Synth inventor Moog passes away

Moog, who died Sunday, was diagnosed in April with an inoperable brain tumor.
The Moog synthesizer -- a versatile keyboard instrument that could electronically mimic a panoply of musical sounds, including horns and strings -- was introduced in 1964. Originally employed as a sonic novelty, it became widely used by several rock, pop and classical musicians and opened the door for the mainstreaming of the synth in the electronica genre.
Moog said in a 1997 interview, "To me, the synthesizer was always a source of new sounds that musicians could use to expand the range of possibilities for making music."
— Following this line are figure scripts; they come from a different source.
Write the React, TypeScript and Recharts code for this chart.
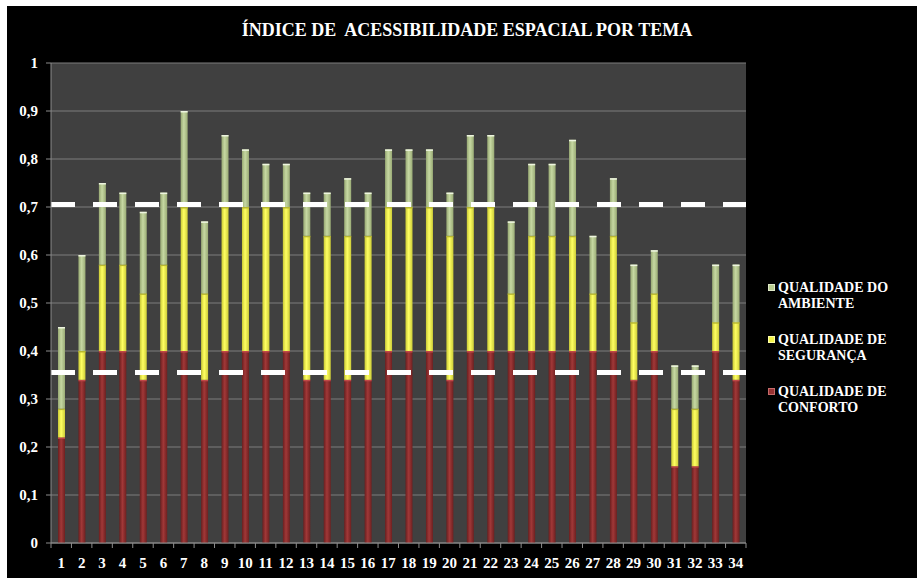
import { BarChart, Bar, XAxis, YAxis, CartesianGrid, ReferenceLine } from 'recharts';

const temas = [
  '1', '2', '3', '4', '5', '6', '7', '8', '9', '10', '11', '12', '13', '14', '15', '16', '17',
  '18', '19', '20', '21', '22', '23', '24', '25', '26', '27', '28', '29', '30', '31', '32', '33', '34',
];

// stacked from the bottom: conforto (red), segurança (yellow), ambiente (green)
const conforto = [
  0.22, 0.34, 0.4, 0.4, 0.34, 0.4, 0.4, 0.34, 0.4, 0.4, 0.4, 0.4, 0.34, 0.34, 0.34, 0.34, 0.4,
  0.4, 0.4, 0.34, 0.4, 0.4, 0.4, 0.4, 0.4, 0.4, 0.4, 0.4, 0.34, 0.4, 0.16, 0.16, 0.4, 0.34,
];
const seguranca = [
  0.06, 0.06, 0.18, 0.18, 0.18, 0.18, 0.3, 0.18, 0.3, 0.3, 0.3, 0.3, 0.3, 0.3, 0.3, 0.3, 0.3,
  0.3, 0.3, 0.3, 0.3, 0.3, 0.12, 0.24, 0.24, 0.24, 0.12, 0.24, 0.12, 0.12, 0.12, 0.12, 0.06, 0.12,
];
const ambiente = [
  0.17, 0.2, 0.17, 0.15, 0.17, 0.15, 0.2, 0.15, 0.15, 0.12, 0.09, 0.09, 0.09, 0.09, 0.12, 0.09, 0.12,
  0.12, 0.12, 0.09, 0.15, 0.15, 0.15, 0.15, 0.15, 0.2, 0.12, 0.12, 0.12, 0.09, 0.09, 0.09, 0.12, 0.12,
];

const yTicks = [0, 0.1, 0.2, 0.3, 0.4, 0.5, 0.6, 0.7, 0.8, 0.9, 1];
const limites = [0.705, 0.355];

const legenda = [
  { linhas: ['QUALIDADE DO', 'AMBIENTE'], cor: '#b8cc8f', borda: '#dfe9c8' },
  { linhas: ['QUALIDADE DE', 'SEGURANÇA'], cor: '#f2f24a', borda: '#ffffa8' },
  { linhas: ['QUALIDADE DE', 'CONFORTO'], cor: '#973232', borda: '#c46a6a' },
];

const data = temas.map((tema, i) => ({
  tema,
  conforto: conforto[i],
  seguranca: seguranca[i],
  ambiente: ambiente[i],
}));

const serif = '"Liberation Serif", "Times New Roman", serif';

const cilindro = (grad: string, topo: string) => (props: any) => {
  const { x, y, width, height } = props;
  if (!height || height <= 0) return null;
  return (
    <g>
      <rect x={x} y={y} width={width} height={height} fill={`url(#${grad})`} />
      <rect x={x} y={y} width={width} height={1.5} fill={topo} />
    </g>
  );
};

const TickX = (props: any) => {
  const { x, y, payload, index } = props;
  const half = payload && payload.offset ? payload.offset : 10.2;
  return (
    <g>
      <line x1={x - half} y1={y} x2={x - half} y2={y + 5} stroke="#8c8c8c" />
      {index === temas.length - 1 && (
        <line x1={x + half} y1={y} x2={x + half} y2={y + 5} stroke="#8c8c8c" />
      )}
      <text
        x={x}
        y={y + 20}
        textAnchor="middle"
        dominantBaseline="central"
        fill="#fff"
        fontWeight="bold"
        fontSize={15}
        fontFamily={serif}
      >
        {payload.value}
      </text>
    </g>
  );
};

export default function App() {
  return (
    <div
      style={{
        position: 'absolute',
        left: 7,
        top: 6,
        width: 910,
        height: 572,
        background: '#000',
        fontFamily: serif,
      }}
    >
      <div
        style={{
          position: 'absolute',
          left: 460,
          top: 13,
          transform: 'translateX(-50%)',
          whiteSpace: 'pre',
          color: '#fff',
          fontWeight: 'bold',
          fontSize: 18,
          lineHeight: '22px',
        }}
      >
        ÍNDICE DE  ACESSIBILIDADE ESPACIAL POR TEMA
      </div>

      <BarChart
        width={910}
        height={572}
        data={data}
        margin={{ top: 57, right: 171, bottom: 5, left: 8 }}
      >
        <defs>
          <linearGradient id="gVerm" x1="0" y1="0" x2="1" y2="0">
            <stop offset="0%" stopColor="#6a1f1f" />
            <stop offset="45%" stopColor="#a13838" />
            <stop offset="100%" stopColor="#6e2020" />
          </linearGradient>
          <linearGradient id="gAmar" x1="0" y1="0" x2="1" y2="0">
            <stop offset="0%" stopColor="#c9c935" />
            <stop offset="45%" stopColor="#ffff62" />
            <stop offset="100%" stopColor="#cccc38" />
          </linearGradient>
          <linearGradient id="gVerd" x1="0" y1="0" x2="1" y2="0">
            <stop offset="0%" stopColor="#97a873" />
            <stop offset="45%" stopColor="#c6d8a2" />
            <stop offset="100%" stopColor="#9aab76" />
          </linearGradient>
        </defs>
        <CartesianGrid vertical={false} stroke="#7c7c7c" fill="#404040" />
        <XAxis
          dataKey="tema"
          interval={0}
          height={30}
          tickSize={0}
          tickMargin={0}
          tickLine={false}
          axisLine={{ stroke: '#8c8c8c' }}
          tick={<TickX />}
        />
        <YAxis
          width={36}
          domain={[0, 1]}
          ticks={yTicks}
          tickSize={5}
          tickMargin={8}
          axisLine={{ stroke: '#8c8c8c' }}
          tickLine={{ stroke: '#8c8c8c' }}
          tick={{ fill: '#fff', fontWeight: 'bold', fontSize: 15, fontFamily: serif }}
          tickFormatter={(v: number) => String(v).replace('.', ',')}
        />
        <Bar dataKey="conforto" stackId="a" barSize={7} isAnimationActive={false} shape={cilindro('gVerm', '#c04848')} />
        <Bar dataKey="seguranca" stackId="a" barSize={7} isAnimationActive={false} shape={cilindro('gAmar', '#b8b830')} />
        <Bar dataKey="ambiente" stackId="a" barSize={7} isAnimationActive={false} shape={cilindro('gVerd', '#eef5e0')} />
        {limites.map((v) => (
          <ReferenceLine key={v} y={v} stroke="#fff" strokeWidth={5} strokeDasharray="24 18" />
        ))}
      </BarChart>

      <div style={{ position: 'absolute', left: 761, top: 274 }}>
        {legenda.map((item) => (
          <div key={item.linhas[1]} style={{ display: 'flex', alignItems: 'flex-start', height: 52 }}>
            <div
              style={{
                width: 5,
                height: 5,
                marginTop: 4,
                marginRight: 3,
                background: item.cor,
                border: `1px solid ${item.borda}`,
              }}
            />
            <div style={{ color: '#fff', fontWeight: 'bold', fontSize: 14, lineHeight: '16px' }}>
              {item.linhas.map((l) => (
                <div key={l}>{l}</div>
              ))}
            </div>
          </div>
        ))}
      </div>
    </div>
  );
}
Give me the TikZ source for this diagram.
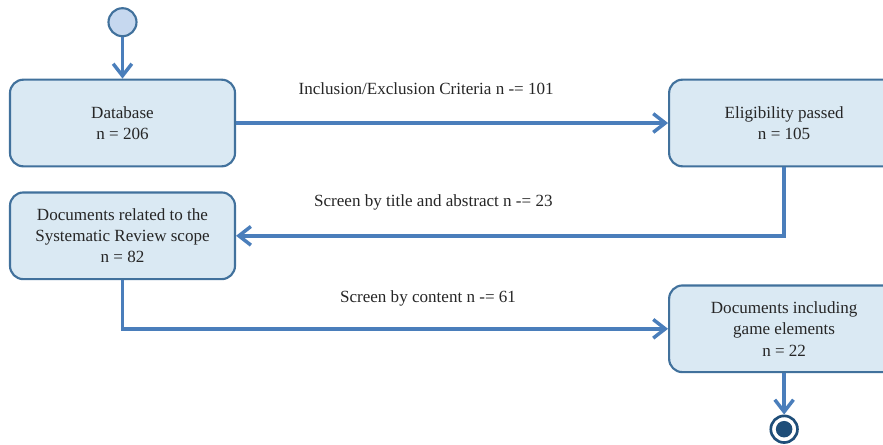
\documentclass[tikz,border=0pt]{standalone}
\usepackage{fontspec}
\setmainfont{Liberation Serif}
\usepackage{tikz}
\usetikzlibrary{positioning}
\usetikzlibrary{arrows.meta}
\definecolor{boxfill}{HTML}{DAE9F3}
\definecolor{boxline}{HTML}{41719C}
\definecolor{flowline}{HTML}{4A7EBB}
\definecolor{startfill}{HTML}{C6D8EF}
\definecolor{endfill}{HTML}{1F4E79}
\definecolor{txt}{HTML}{262626}
\tikzstyle{stage} = [rectangle,rounded corners=10pt,draw=boxline,line width=1.6pt,fill=boxfill,align=center,text=txt,minimum height=65pt]
\tikzstyle{initstate} = [circle,draw=boxline,line width=1.6pt,fill=startfill,minimum size=21pt,inner sep=0pt]
\tikzstyle{finalstate} = [circle,draw=endfill,line width=2pt,fill=white,minimum size=20pt,inner sep=0pt,path picture={\fill[endfill] (path picture bounding box.center) circle (6.2pt);}]

\begin{document}
\begin{tikzpicture}[font=\fontsize{12.8}{16}\selectfont,node distance=1cm]
	
	\tikzstyle{flow}=[-{Straight Barb[length=9pt,width=14pt]},draw=flowline,line width=2.6pt];
	\tikzstyle{flowlabel}=[text=txt];
	
	\useasboundingbox (-91.875pt,92.25pt) rectangle (570.375pt,-240.75pt);
	\clip (-91.875pt,92.25pt) rectangle (570.375pt,-240.75pt);
	
	\node (1) [stage,minimum width=168.75pt] {Database\\n = 206};
	\node (2) [stage,minimum width=172.5pt,right=324pt of 1] {Eligibility passed\\n = 105};
	\node (3) [stage,minimum width=168.75pt,below=18pt of 1] {Documents related to the\\Systematic Review scope\\n = 82};
	\node (4) [stage,minimum width=172.5pt,below=87.75pt of 2] {Documents including\\game elements\\n = 22};
	\node (0) [initstate,above=31pt of 1] {};
	\node (5) [finalstate,below=31pt of 4] {};
	
	\draw[flow] (0) -- (1);
	\draw[flow] (1) -- node[flowlabel,pos=0.44,yshift=25.5pt] {Inclusion/Exclusion Criteria n -= 101} (2);
	\draw[flow] (2) |- node[flowlabel,pos=0.82,yshift=24.75pt] {Screen by title and abstract n -= 23} (3);
	\draw[flow] (3) |- node[flowlabel,pos=0.78,yshift=22.5pt] {Screen by content n -= 61} (4);
	\draw[flow] (4) -- (5);
\end{tikzpicture}
\end{document}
Born in New York in 1934, Moog studied piano as a child and was encouraged to explore electronics by his father, an amateur radio operator. As a youth, he was fascinated by the theremin, the early electronic instrument invented by Russian Leon Theremin. Moog's first company marketed theremins and other electronic products.
Moog's first voltage-controlled synthesizer unit was developed in 1964 with composer Herb Deutsch; the first commercial modular synthesizer hit the market the same year.
The Moog synthesizer made its major breakthrough into mass culture in 1968, when keyboardist Wendy Carlos (then known as Walter Carlos) issued "Switched-On Bach," an album of synthesized performances of Johann Sebastian Bach's works. The album won three
Grammys, including classical album of the year, and unleashed a flood of albums featuring synthesized music. (Carlos also famously deployed the synthesizer in the score for Stanley Kubrick's 1971 film "A Clockwork Orange.")
Pop and rock performers rapidly adopted the technology: The Beatles, the Who and Stevie Wonder, among others, were early exponents of the Moog synthesizer. It became a key building block of '70s progressive rock in the hands of such practitioners as Yes, Manfred Mann and Emerson, Lake & Palmer.
"The sound defined progressive music as we know it," ELP's keyboardist Keith Emerson said.
Moog received a Trustees Award for lifetime achievement from the Recording Academy in 1970.
He sold his Buffalo-based instrument company in 1973 and moved to Asheville in the late '70s. After teaching music at the University of North Carolina in Asheville, he returned to instrument-building with a new firm, Moog Music, whose clients included Nine Inch Nails, Sonic Youth, Widespread Panic, Beck and Phish.